Task inputs:
········

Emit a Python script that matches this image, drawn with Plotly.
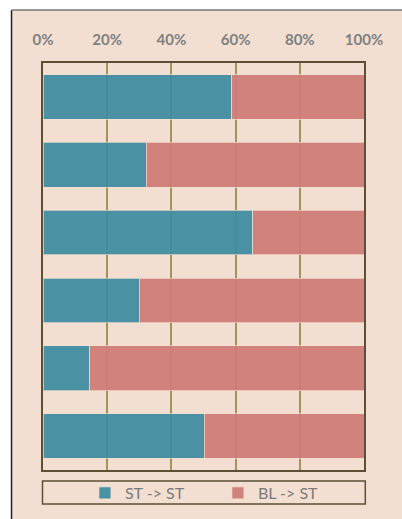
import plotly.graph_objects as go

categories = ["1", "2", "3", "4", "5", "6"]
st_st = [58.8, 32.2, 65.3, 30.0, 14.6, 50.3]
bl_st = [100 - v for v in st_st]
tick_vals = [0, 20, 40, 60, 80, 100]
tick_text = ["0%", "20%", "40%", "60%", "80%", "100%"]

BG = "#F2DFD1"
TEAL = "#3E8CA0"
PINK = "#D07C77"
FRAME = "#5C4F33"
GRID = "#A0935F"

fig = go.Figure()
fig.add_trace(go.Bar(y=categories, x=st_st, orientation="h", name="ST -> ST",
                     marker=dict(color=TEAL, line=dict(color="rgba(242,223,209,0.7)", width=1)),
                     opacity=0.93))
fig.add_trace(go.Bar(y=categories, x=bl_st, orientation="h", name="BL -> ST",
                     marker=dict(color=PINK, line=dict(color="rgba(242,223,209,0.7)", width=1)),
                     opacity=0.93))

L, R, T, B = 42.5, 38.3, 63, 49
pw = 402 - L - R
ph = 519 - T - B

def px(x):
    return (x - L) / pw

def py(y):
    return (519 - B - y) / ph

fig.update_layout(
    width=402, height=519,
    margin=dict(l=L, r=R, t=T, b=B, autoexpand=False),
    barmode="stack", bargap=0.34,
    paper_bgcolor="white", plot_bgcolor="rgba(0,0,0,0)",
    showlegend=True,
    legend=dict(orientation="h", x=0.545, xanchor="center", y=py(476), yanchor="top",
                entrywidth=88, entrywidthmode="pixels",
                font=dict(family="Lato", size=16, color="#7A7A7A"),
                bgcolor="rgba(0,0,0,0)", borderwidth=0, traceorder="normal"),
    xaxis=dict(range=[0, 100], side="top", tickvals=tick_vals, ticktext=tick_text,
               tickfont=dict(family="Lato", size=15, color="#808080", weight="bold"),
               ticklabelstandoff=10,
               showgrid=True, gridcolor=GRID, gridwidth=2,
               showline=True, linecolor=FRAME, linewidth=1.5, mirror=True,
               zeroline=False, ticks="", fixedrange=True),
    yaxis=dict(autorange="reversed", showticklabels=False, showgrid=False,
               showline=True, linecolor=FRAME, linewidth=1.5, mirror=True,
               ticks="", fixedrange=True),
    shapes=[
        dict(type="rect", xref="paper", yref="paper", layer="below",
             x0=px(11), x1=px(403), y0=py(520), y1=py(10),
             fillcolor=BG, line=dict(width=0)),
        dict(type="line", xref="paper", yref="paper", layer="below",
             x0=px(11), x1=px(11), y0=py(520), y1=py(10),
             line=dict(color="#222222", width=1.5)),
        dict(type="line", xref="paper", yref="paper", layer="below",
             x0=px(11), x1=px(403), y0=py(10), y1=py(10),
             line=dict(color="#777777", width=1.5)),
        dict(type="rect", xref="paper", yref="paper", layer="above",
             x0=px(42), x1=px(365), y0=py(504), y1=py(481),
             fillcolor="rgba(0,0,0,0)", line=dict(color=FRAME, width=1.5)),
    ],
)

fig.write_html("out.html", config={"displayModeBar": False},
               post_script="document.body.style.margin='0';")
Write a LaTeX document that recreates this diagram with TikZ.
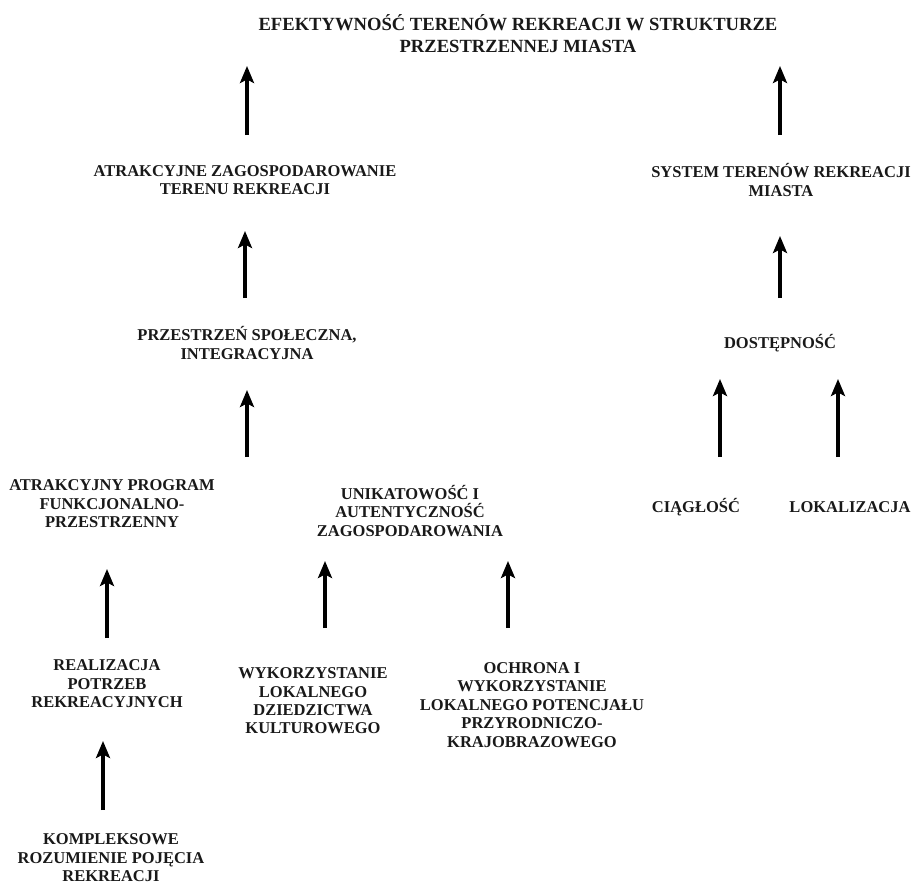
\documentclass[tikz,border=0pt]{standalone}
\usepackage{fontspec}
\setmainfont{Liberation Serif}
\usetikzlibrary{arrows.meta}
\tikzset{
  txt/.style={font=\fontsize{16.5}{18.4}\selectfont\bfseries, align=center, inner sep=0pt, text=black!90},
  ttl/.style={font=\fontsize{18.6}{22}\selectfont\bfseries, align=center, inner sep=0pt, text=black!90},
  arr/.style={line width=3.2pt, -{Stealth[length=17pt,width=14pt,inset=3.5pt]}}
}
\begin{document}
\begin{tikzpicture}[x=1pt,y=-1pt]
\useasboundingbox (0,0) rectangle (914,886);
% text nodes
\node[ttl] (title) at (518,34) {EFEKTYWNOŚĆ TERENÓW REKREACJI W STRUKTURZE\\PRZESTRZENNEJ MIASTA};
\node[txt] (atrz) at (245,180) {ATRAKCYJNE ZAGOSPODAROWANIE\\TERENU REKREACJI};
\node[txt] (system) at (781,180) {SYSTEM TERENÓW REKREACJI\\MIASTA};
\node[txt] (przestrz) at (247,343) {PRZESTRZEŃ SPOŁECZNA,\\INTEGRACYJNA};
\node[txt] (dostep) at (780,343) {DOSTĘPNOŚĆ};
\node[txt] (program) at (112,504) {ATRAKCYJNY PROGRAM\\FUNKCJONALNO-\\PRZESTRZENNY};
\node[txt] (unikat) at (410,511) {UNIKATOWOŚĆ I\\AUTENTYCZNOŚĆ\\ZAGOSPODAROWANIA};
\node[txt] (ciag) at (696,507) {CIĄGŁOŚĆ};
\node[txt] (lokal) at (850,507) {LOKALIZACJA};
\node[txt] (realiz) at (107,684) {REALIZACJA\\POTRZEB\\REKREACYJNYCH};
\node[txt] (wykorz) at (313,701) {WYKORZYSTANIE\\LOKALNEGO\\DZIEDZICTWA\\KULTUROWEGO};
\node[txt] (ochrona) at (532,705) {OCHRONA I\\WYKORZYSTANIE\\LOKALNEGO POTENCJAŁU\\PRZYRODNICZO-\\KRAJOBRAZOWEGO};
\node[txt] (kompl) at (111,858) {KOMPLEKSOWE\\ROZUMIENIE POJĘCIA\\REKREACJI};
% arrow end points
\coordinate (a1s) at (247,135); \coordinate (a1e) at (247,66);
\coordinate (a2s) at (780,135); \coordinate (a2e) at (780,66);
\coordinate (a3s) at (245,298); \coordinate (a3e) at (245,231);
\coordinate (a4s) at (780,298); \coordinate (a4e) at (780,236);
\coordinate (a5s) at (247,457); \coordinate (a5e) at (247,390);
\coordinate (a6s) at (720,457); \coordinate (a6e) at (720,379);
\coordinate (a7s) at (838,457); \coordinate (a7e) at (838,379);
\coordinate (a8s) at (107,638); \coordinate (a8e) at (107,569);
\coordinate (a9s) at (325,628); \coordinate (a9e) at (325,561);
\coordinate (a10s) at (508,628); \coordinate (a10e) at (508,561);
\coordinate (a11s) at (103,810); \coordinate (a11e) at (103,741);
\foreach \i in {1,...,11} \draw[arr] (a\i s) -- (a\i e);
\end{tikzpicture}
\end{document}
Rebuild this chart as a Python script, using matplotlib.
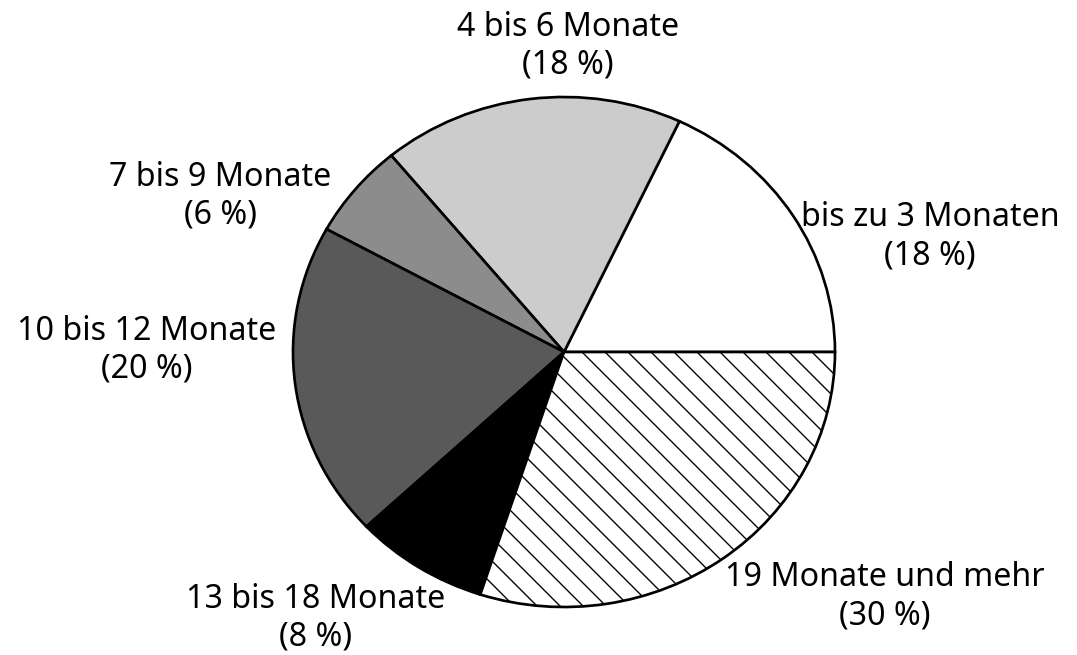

········

Given instruction: Retype the whole listing exactly and leave the pictures out.

Problem solution:
Emit a Python script that matches this image, drawn with Plotly.
import plotly.graph_objects as go

categories = ["1", "2", "3", "4", "5", "6"]
st_st = [58.8, 32.2, 65.3, 30.0, 14.6, 50.3]
bl_st = [100 - v for v in st_st]
tick_vals = [0, 20, 40, 60, 80, 100]
tick_text = ["0%", "20%", "40%", "60%", "80%", "100%"]

BG = "#F2DFD1"
TEAL = "#3E8CA0"
PINK = "#D07C77"
FRAME = "#5C4F33"
GRID = "#A0935F"

fig = go.Figure()
fig.add_trace(go.Bar(y=categories, x=st_st, orientation="h", name="ST -> ST",
                     marker=dict(color=TEAL, line=dict(color="rgba(242,223,209,0.7)", width=1)),
                     opacity=0.93))
fig.add_trace(go.Bar(y=categories, x=bl_st, orientation="h", name="BL -> ST",
                     marker=dict(color=PINK, line=dict(color="rgba(242,223,209,0.7)", width=1)),
                     opacity=0.93))

L, R, T, B = 42.5, 38.3, 63, 49
pw = 402 - L - R
ph = 519 - T - B

def px(x):
    return (x - L) / pw

def py(y):
    return (519 - B - y) / ph

fig.update_layout(
    width=402, height=519,
    margin=dict(l=L, r=R, t=T, b=B, autoexpand=False),
    barmode="stack", bargap=0.34,
    paper_bgcolor="white", plot_bgcolor="rgba(0,0,0,0)",
    showlegend=True,
    legend=dict(orientation="h", x=0.545, xanchor="center", y=py(476), yanchor="top",
                entrywidth=88, entrywidthmode="pixels",
                font=dict(family="Lato", size=16, color="#7A7A7A"),
                bgcolor="rgba(0,0,0,0)", borderwidth=0, traceorder="normal"),
    xaxis=dict(range=[0, 100], side="top", tickvals=tick_vals, ticktext=tick_text,
               tickfont=dict(family="Lato", size=15, color="#808080", weight="bold"),
               ticklabelstandoff=10,
               showgrid=True, gridcolor=GRID, gridwidth=2,
               showline=True, linecolor=FRAME, linewidth=1.5, mirror=True,
               zeroline=False, ticks="", fixedrange=True),
    yaxis=dict(autorange="reversed", showticklabels=False, showgrid=False,
               showline=True, linecolor=FRAME, linewidth=1.5, mirror=True,
               ticks="", fixedrange=True),
    shapes=[
        dict(type="rect", xref="paper", yref="paper", layer="below",
             x0=px(11), x1=px(403), y0=py(520), y1=py(10),
             fillcolor=BG, line=dict(width=0)),
        dict(type="line", xref="paper", yref="paper", layer="below",
             x0=px(11), x1=px(11), y0=py(520), y1=py(10),
             line=dict(color="#222222", width=1.5)),
        dict(type="line", xref="paper", yref="paper", layer="below",
             x0=px(11), x1=px(403), y0=py(10), y1=py(10),
             line=dict(color="#777777", width=1.5)),
        dict(type="rect", xref="paper", yref="paper", layer="above",
             x0=px(42), x1=px(365), y0=py(504), y1=py(481),
             fillcolor="rgba(0,0,0,0)", line=dict(color=FRAME, width=1.5)),
    ],
)

fig.write_html("out.html", config={"displayModeBar": False},
               post_script="document.body.style.margin='0';")
Write a LaTeX document that recreates this diagram with TikZ.
\documentclass[tikz,border=0pt]{standalone}
\usepackage{fontspec}
\setmainfont{Liberation Serif}
\usetikzlibrary{arrows.meta}
\tikzset{
  txt/.style={font=\fontsize{16.5}{18.4}\selectfont\bfseries, align=center, inner sep=0pt, text=black!90},
  ttl/.style={font=\fontsize{18.6}{22}\selectfont\bfseries, align=center, inner sep=0pt, text=black!90},
  arr/.style={line width=3.2pt, -{Stealth[length=17pt,width=14pt,inset=3.5pt]}}
}
\begin{document}
\begin{tikzpicture}[x=1pt,y=-1pt]
\useasboundingbox (0,0) rectangle (914,886);
% text nodes
\node[ttl] (title) at (518,34) {EFEKTYWNOŚĆ TERENÓW REKREACJI W STRUKTURZE\\PRZESTRZENNEJ MIASTA};
\node[txt] (atrz) at (245,180) {ATRAKCYJNE ZAGOSPODAROWANIE\\TERENU REKREACJI};
\node[txt] (system) at (781,180) {SYSTEM TERENÓW REKREACJI\\MIASTA};
\node[txt] (przestrz) at (247,343) {PRZESTRZEŃ SPOŁECZNA,\\INTEGRACYJNA};
\node[txt] (dostep) at (780,343) {DOSTĘPNOŚĆ};
\node[txt] (program) at (112,504) {ATRAKCYJNY PROGRAM\\FUNKCJONALNO-\\PRZESTRZENNY};
\node[txt] (unikat) at (410,511) {UNIKATOWOŚĆ I\\AUTENTYCZNOŚĆ\\ZAGOSPODAROWANIA};
\node[txt] (ciag) at (696,507) {CIĄGŁOŚĆ};
\node[txt] (lokal) at (850,507) {LOKALIZACJA};
\node[txt] (realiz) at (107,684) {REALIZACJA\\POTRZEB\\REKREACYJNYCH};
\node[txt] (wykorz) at (313,701) {WYKORZYSTANIE\\LOKALNEGO\\DZIEDZICTWA\\KULTUROWEGO};
\node[txt] (ochrona) at (532,705) {OCHRONA I\\WYKORZYSTANIE\\LOKALNEGO POTENCJAŁU\\PRZYRODNICZO-\\KRAJOBRAZOWEGO};
\node[txt] (kompl) at (111,858) {KOMPLEKSOWE\\ROZUMIENIE POJĘCIA\\REKREACJI};
% arrow end points
\coordinate (a1s) at (247,135); \coordinate (a1e) at (247,66);
\coordinate (a2s) at (780,135); \coordinate (a2e) at (780,66);
\coordinate (a3s) at (245,298); \coordinate (a3e) at (245,231);
\coordinate (a4s) at (780,298); \coordinate (a4e) at (780,236);
\coordinate (a5s) at (247,457); \coordinate (a5e) at (247,390);
\coordinate (a6s) at (720,457); \coordinate (a6e) at (720,379);
\coordinate (a7s) at (838,457); \coordinate (a7e) at (838,379);
\coordinate (a8s) at (107,638); \coordinate (a8e) at (107,569);
\coordinate (a9s) at (325,628); \coordinate (a9e) at (325,561);
\coordinate (a10s) at (508,628); \coordinate (a10e) at (508,561);
\coordinate (a11s) at (103,810); \coordinate (a11e) at (103,741);
\foreach \i in {1,...,11} \draw[arr] (a\i s) -- (a\i e);
\end{tikzpicture}
\end{document}
Rebuild this chart as a Python script, using matplotlib.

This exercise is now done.